When “They” are not offensive, they content themselves with being foolishly inquisitive. Thus, “They” ask the Old Man of the Wrekin whether his boots are made of leather. “They” pester the Old Man in a Tree with imbecile questions about the Bee which so horribly bored him. In these encounters the geniuses and the eccentrics often get the better of the gross and heavy-witted public. The Old Person of Ware who rode on the back of a bear certainly scored off “Them.” For when “They” asked: “Does it trot?” He replied, “It does not.” (The picture shows it galloping ventre À terre.) “It’s a Moppsikon Floppsikon bear.” Sometimes, too, the eccentric actually leads “Them” on to their discomfiture. One thinks of that Old Man in a Garden, who always begged every one’s pardon. When “They” asked him, “What for?” he replied, “You’re a bore, and I trust you’ll go out of my garden.” But “They” probably ended up by smashing him.

Occasionally the men of genius adopt a MallarmÉen policy. They flee from the gross besetting crowd.

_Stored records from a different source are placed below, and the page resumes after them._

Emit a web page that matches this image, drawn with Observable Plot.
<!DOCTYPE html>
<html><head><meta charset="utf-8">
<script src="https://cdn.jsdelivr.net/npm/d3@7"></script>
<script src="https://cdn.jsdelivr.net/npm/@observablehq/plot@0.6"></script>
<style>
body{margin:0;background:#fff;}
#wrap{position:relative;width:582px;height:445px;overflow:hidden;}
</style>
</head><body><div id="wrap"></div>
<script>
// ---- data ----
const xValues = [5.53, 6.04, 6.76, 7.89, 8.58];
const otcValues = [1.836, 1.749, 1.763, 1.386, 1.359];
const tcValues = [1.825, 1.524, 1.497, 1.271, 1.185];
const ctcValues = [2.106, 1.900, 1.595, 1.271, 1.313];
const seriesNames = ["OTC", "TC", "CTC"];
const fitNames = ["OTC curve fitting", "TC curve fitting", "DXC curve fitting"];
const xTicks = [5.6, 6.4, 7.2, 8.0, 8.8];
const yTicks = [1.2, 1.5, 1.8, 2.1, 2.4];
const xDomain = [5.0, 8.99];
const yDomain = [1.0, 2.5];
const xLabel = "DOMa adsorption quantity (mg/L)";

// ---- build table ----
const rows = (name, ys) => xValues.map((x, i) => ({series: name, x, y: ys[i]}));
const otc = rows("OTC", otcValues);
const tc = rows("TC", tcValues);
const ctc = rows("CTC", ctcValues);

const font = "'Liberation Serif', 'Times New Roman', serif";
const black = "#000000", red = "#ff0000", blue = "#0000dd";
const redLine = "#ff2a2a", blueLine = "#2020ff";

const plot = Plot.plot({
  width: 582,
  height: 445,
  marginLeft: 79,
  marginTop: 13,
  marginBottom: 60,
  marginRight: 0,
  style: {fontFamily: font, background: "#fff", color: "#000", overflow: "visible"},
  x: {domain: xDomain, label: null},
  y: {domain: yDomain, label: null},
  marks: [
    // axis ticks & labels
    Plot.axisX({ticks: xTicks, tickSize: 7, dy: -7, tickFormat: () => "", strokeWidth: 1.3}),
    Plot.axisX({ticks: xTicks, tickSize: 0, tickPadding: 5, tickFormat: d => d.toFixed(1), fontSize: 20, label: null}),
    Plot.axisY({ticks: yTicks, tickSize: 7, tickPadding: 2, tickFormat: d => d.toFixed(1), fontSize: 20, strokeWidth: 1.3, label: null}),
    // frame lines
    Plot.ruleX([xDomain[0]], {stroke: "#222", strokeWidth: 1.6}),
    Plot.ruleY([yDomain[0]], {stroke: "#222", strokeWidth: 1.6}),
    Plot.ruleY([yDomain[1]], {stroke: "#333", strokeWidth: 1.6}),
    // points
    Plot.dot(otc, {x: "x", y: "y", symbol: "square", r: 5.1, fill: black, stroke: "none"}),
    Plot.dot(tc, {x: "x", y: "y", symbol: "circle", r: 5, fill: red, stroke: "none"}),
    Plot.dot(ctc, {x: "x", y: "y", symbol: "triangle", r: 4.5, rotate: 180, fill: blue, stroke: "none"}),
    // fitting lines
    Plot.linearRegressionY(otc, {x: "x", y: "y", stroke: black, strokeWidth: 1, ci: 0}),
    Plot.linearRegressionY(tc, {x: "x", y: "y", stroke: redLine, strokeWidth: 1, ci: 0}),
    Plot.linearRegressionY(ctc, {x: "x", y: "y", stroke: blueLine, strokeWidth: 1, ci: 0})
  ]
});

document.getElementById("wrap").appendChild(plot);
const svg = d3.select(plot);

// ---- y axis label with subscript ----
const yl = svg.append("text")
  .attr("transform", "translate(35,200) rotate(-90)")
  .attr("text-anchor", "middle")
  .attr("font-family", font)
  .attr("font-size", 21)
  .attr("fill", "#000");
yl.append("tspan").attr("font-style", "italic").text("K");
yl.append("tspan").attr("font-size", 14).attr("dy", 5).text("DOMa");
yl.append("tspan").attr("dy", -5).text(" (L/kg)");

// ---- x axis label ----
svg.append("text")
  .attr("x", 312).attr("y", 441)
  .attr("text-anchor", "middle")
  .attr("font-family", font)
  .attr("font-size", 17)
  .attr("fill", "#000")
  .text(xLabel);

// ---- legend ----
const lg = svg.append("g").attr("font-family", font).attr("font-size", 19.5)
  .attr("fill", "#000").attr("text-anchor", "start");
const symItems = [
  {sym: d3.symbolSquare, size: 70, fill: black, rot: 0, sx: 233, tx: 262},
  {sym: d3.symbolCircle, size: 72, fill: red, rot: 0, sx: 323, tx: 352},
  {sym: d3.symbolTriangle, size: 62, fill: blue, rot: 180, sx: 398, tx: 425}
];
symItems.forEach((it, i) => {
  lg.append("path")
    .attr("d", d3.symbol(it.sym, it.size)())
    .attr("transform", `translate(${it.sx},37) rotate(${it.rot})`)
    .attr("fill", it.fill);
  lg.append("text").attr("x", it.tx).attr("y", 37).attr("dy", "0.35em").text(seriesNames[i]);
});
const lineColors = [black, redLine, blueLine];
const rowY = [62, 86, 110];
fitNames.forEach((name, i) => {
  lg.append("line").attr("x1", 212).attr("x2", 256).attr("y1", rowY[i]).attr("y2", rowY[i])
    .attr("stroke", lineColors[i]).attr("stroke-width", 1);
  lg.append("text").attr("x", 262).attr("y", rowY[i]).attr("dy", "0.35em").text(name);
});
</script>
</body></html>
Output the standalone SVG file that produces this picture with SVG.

La chair est triste, hÉlas, et j’ai lu tous les livres.
Fuir, lÀ-bas, fuir....

It was surely with these words on his lips that the Old Person of Bazing (whose presence of mind, for all that he was a Symbolist, was amazing) went out to purchase the steed which he rode at full speed and escaped from the people of Bazing. He chose the better part; for it is almost impossible to please the mob. The Old Person of Ealing was thought by his suburban neighbours to be almost devoid of good feeling, because, if you please, he drove a small gig with three owls and a pig. And there was that pathetic Old Man of ThermopylÆ (for whom I have a peculiar sympathy, since he reminds me so poignantly of myself), who never did anything properly. “They,” said, “If you choose to boil eggs in your shoes, you shall never remain in ThermopylÆ.” The sort of people “They” like do the stupidest things, have the vulgarest accomplishments. Of the Old Person of Filey his acquaintance was wont to speak highly because he danced perfectly well to the sound of a bell. And the people of Shoreham adored that fellow-citizen of theirs whose habits were marked by decorum and who bought an umbrella and sate in the cellar. Naturally; it was only to be expected.